Por el cumpleaños de Iacob, pasamos algunas horas juntos, desnudos, al teléfono. Cuatro días después, mi cumpleaños. Me despierto con la idea de celebrarlo de la forma más normal posible, sin salirme de mi rutina estricta. Si dudo durante un segundo, sin organizarme de manera rigurosa, temo una catástrofe, un episodio largo, negro y denso, donde ya no me podré levantar de la cama al no tener motivos para hacerlo.

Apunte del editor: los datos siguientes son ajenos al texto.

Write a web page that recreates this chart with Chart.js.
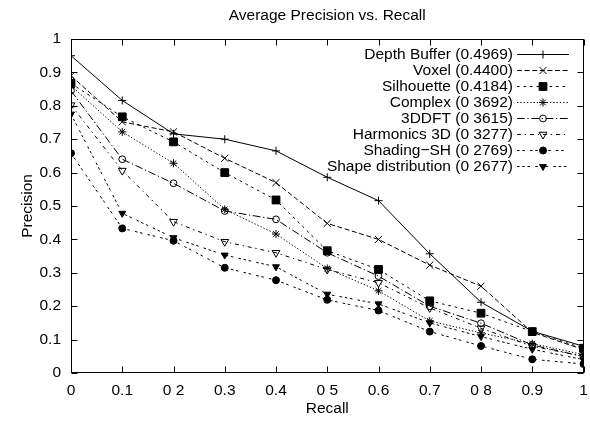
<!DOCTYPE html>
<html lang="en">
<head>
  <meta charset="UTF-8">
  <title>Average Precision vs. Recall</title>
  <script src="https://cdn.jsdelivr.net/npm/chart.js"></script>
  <style>
    html, body { margin: 0; padding: 0; background: #fff; }
  </style>
</head>
<body>
  <canvas id="prChart" width="590" height="425"></canvas>

  <script>
    // recall levels (x) and precision per method (y)
    const recall = [0, 0.1, 0.2, 0.3, 0.4, 0.5, 0.6, 0.7, 0.8, 0.9, 1];

    const depthBuffer = [0.950, 0.816, 0.716, 0.700, 0.665, 0.586, 0.516, 0.357, 0.212, 0.125, 0.080];
    const voxel       = [0.890, 0.752, 0.722, 0.643, 0.570, 0.448, 0.400, 0.323, 0.260, 0.122, 0.070];
    const silhouette  = [0.867, 0.767, 0.692, 0.600, 0.518, 0.366, 0.310, 0.216, 0.179, 0.124, 0.074];
    const complexSet  = [0.860, 0.722, 0.628, 0.490, 0.416, 0.313, 0.246, 0.156, 0.120, 0.088, 0.055];
    const dft3d       = [0.845, 0.640, 0.568, 0.485, 0.460, 0.360, 0.290, 0.200, 0.149, 0.084, 0.049];
    const harmonics3d = [0.802, 0.606, 0.453, 0.393, 0.360, 0.310, 0.270, 0.195, 0.134, 0.080, 0.050];
    const shadingSH   = [0.658, 0.433, 0.396, 0.315, 0.278, 0.219, 0.187, 0.124, 0.081, 0.041, 0.027];
    const shapeDist   = [0.775, 0.478, 0.405, 0.353, 0.318, 0.236, 0.207, 0.150, 0.109, 0.071, 0.040];

    const seriesLabels = [
      'Depth Buffer (0.4969)',
      'Voxel (0.4400)',
      'Silhouette (0.4184)',
      'Complex (0 3692)',
      '3DDFT (0 3615)',
      'Harmonics 3D (0 3277)',
      'Shading\u2212SH (0 2769)',
      'Shape distribution (0 2677)'
    ];

    const xTickLabels = ['0', '0.1', '0 2', '0.3', '0.4', '0 5', '0.6', '0.7', '0 8', '0.9', '1'];
    const yTickLabels = ['0', '0.1', '0.2', '0.3', '0.4', '0.5', '0.6', '0.7', '0.8', '0.9', '1'];

    const FAMILY = '"Liberation Sans", Arial, Helvetica, sans-serif';
    const FSIZE = 15.5;
    const NONE = 'rgba(0,0,0,0)';

    function makeSet(label, values, style) {
      return Object.assign({
        label: label,
        data: values.map((v, i) => ({ x: recall[i], y: v })),
        borderColor: '#000',
        borderWidth: 1,
        pointBorderColor: '#000',
        pointBorderWidth: 1,
        pointRotation: 0,
        tension: 0,
        fill: false
      }, style);
    }

    const datasets = [
      makeSet(seriesLabels[0], depthBuffer, { borderDash: [], pointStyle: 'cross', pointRadius: 4, pointBackgroundColor: NONE }),
      makeSet(seriesLabels[1], voxel, { borderDash: [5, 2.6], pointStyle: 'crossRot', pointRadius: 5, pointBackgroundColor: NONE }),
      makeSet(seriesLabels[2], silhouette, { borderDash: [2.6, 3.9], pointStyle: 'rect', pointRadius: 5.5, pointBackgroundColor: '#000' }),
      makeSet(seriesLabels[3], complexSet, { borderDash: [1.3, 2], pointStyle: 'star', pointRadius: 4, pointBackgroundColor: NONE }),
      makeSet(seriesLabels[4], dft3d, { borderDash: [7.8, 2.6, 1.3, 2.6], pointStyle: 'circle', pointRadius: 3.4, pointBackgroundColor: NONE }),
      makeSet(seriesLabels[5], harmonics3d, { borderDash: [3.9, 3.9, 1.3, 3.9], pointStyle: 'triangle', pointRotation: 180, pointRadius: 4.5, pointBackgroundColor: NONE }),
      makeSet(seriesLabels[6], shadingSH, { borderDash: [2.6, 2.6, 2.6, 5.2], pointStyle: 'circle', pointRadius: 3.5, pointBackgroundColor: '#000' }),
      makeSet(seriesLabels[7], shapeDist, { borderDash: [2.6, 2.6, 2.6, 2.6, 2.6, 5.2], pointStyle: 'triangle', pointRotation: 180, pointRadius: 4, pointBackgroundColor: '#000' })
    ];

    // gnuplot-like box with inward ticks on all four sides
    const framePlugin = {
      id: 'frame',
      beforeDatasetsDraw(chart) {
        const { ctx, chartArea: a, scales } = chart;
        const L = Math.round(a.left) + 0.5, R = Math.round(a.right) - 0.5;
        const T = Math.round(a.top) + 0.5, B = Math.round(a.bottom) - 0.5;
        const len = 6;
        ctx.save();
        ctx.strokeStyle = '#000';
        ctx.lineWidth = 1;
        ctx.setLineDash([]);
        ctx.strokeRect(L, T, R - L, B - T);
        ctx.beginPath();
        scales.x.ticks.forEach(t => {
          const px = Math.round(scales.x.getPixelForValue(t.value)) + 0.5;
          ctx.moveTo(px, B); ctx.lineTo(px, B - len);
          ctx.moveTo(px, T); ctx.lineTo(px, T + len);
        });
        scales.y.ticks.forEach(t => {
          const py = Math.round(scales.y.getPixelForValue(t.value)) + 0.5;
          ctx.moveTo(L, py); ctx.lineTo(L + len, py);
          ctx.moveTo(R, py); ctx.lineTo(R - len, py);
        });
        ctx.stroke();
        ctx.restore();
      }
    };

    // titles and the key (text first, then line sample with marker)
    const annotatePlugin = {
      id: 'annotate',
      afterDraw(chart) {
        const { ctx, chartArea: a } = chart;
        const cx = (a.left + a.right) / 2;
        ctx.save();
        ctx.fillStyle = '#000';
        ctx.font = FSIZE + 'px ' + FAMILY;
        ctx.textAlign = 'center';
        ctx.textBaseline = 'alphabetic';
        ctx.fillText('Average Precision vs. Recall', cx, 20);
        ctx.fillText('Recall', cx, 413);

        ctx.save();
        ctx.translate(32, (a.top + a.bottom) / 2);
        ctx.rotate(-Math.PI / 2);
        ctx.fillText('Precision', 0, 0);
        ctx.restore();

        const textRight = 513, lineStart = 517, lineEnd = 569, markX = 543;
        chart.data.datasets.forEach((ds, i) => {
          const yy = 54 + 16 * i;
          ctx.textAlign = 'right';
          ctx.textBaseline = 'middle';
          ctx.fillText(ds.label, textRight, yy + 1);

          ctx.strokeStyle = '#000';
          ctx.lineWidth = 1;
          ctx.setLineDash(ds.borderDash || []);
          ctx.beginPath();
          ctx.moveTo(lineStart, Math.round(yy) + 0.5);
          ctx.lineTo(lineEnd, Math.round(yy) + 0.5);
          ctx.stroke();
          ctx.setLineDash([]);

          ctx.fillStyle = ds.pointBackgroundColor;
          Chart.helpers.drawPoint(ctx, {
            pointStyle: ds.pointStyle,
            radius: ds.pointRadius,
            rotation: ds.pointRotation,
            borderWidth: 1
          }, markX, Math.round(yy) + 0.5);
          ctx.fillStyle = '#000';
        });
        ctx.restore();
      }
    };

    const tickFont = { family: FAMILY, size: FSIZE };

    new Chart(document.getElementById('prChart'), {
      type: 'line',
      data: { datasets: datasets },
      options: {
        responsive: false,
        animation: false,
        layout: { padding: { top: 39, right: 2, left: 0, bottom: 0 } },
        plugins: {
          legend: { display: false },
          title: { display: false },
          tooltip: { enabled: false }
        },
        scales: {
          x: {
            type: 'linear',
            min: 0,
            max: 1,
            grid: { display: false, drawTicks: false },
            border: { display: false },
            ticks: {
              stepSize: 0.1,
              autoSkip: false,
              maxRotation: 0,
              padding: 8,
              color: '#000',
              font: tickFont,
              callback: (v, i) => xTickLabels[i]
            },
            afterFit: s => { s.height = 52; s.paddingLeft = 0; s.paddingRight = 0; }
          },
          y: {
            type: 'linear',
            min: 0,
            max: 1,
            grid: { display: false, drawTicks: false },
            border: { display: false },
            ticks: {
              stepSize: 0.1,
              autoSkip: false,
              padding: 10,
              color: '#000',
              font: tickFont,
              callback: (v, i) => yTickLabels[i]
            },
            afterFit: s => { s.width = 71; s.paddingTop = 0; s.paddingBottom = 0; }
          }
        }
      },
      plugins: [framePlugin, annotatePlugin]
    });
  </script>
</body>
</html>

Y exactamente eso es lo que ocurre. La pantalla se enciende por la mañana, con mensajes de desconocidos que saben de mi cumpleaños porque las redes los han avisado. Después de comer, me pregunto si Iacob tiene pensado hacerme alguna llamada especial que implique preparativos y por eso no ha dado señales de vida. Me paso el resto del día con el móvil en la mano y en un estado de susceptibilidad que va en aumento. La pantalla no pone de su parte y me hace pasar por el sufrimiento de dar las gracias con el piloto automático, demasiadas veces, sin ninguna emoción real de agradecimiento. Las cuatro, las ocho, la medianoche pasada, y me duermo con un sentimiento amargo, sin haber salido de casa, sin haberlo celebrado con una copa de vino, sin haber visto a ningún ser humano real, sin un rato de sol, preocupada por un vacío inminente cada vez más vacío, entre cuatro paredes blancas.
Al día siguiente, bajo la luz incipiente del amanecer, observo que el tallo del único ser vivo que me consuela, una yuca que se llama Gigi, se ha marchitado. El mal presagio continúa. La figura de Ganesh tiene una oreja desconchada y mi taza preferida se me escurre de las manos. Las pocas cosas a las que me puedo agarrar, el primer día de mi nueva década, se vienen abajo y siento que no queda nada por hacer. Me vuelvo a las mieles del edredón y quedo sumida en un estado semiinconsciente que dura mucho tiempo.
*
Han pasado semanas desde este suceso, periodo durante el cual he pegado la oreja de la figura con Super Glue y el tallo de Gigi con Urgo, canela molida y un mondadientes. Son cosas en las que me proyecto. Arreglarlas es arreglarme a mí. La rutina diaria se vuelve más estricta, la pandemia continúa, me aferro a las alarmas y a los ejercicios de cardio para sobrevivir, hasta esta mañana, cuando no me despierto a las 05:56, como había previsto, sino sobre las 04:00. Quiero agotarme físicamente. Me pongo una rutina de entrenamiento de alta intensidad con intervalos. Quiero dejar de pensar, reducir la actividad cerebral puramente al sudor, al cuerpo.
Al final, durante el estiramiento, la entrenadora dice, entre otras cosas, que lo único permanente es el cambio.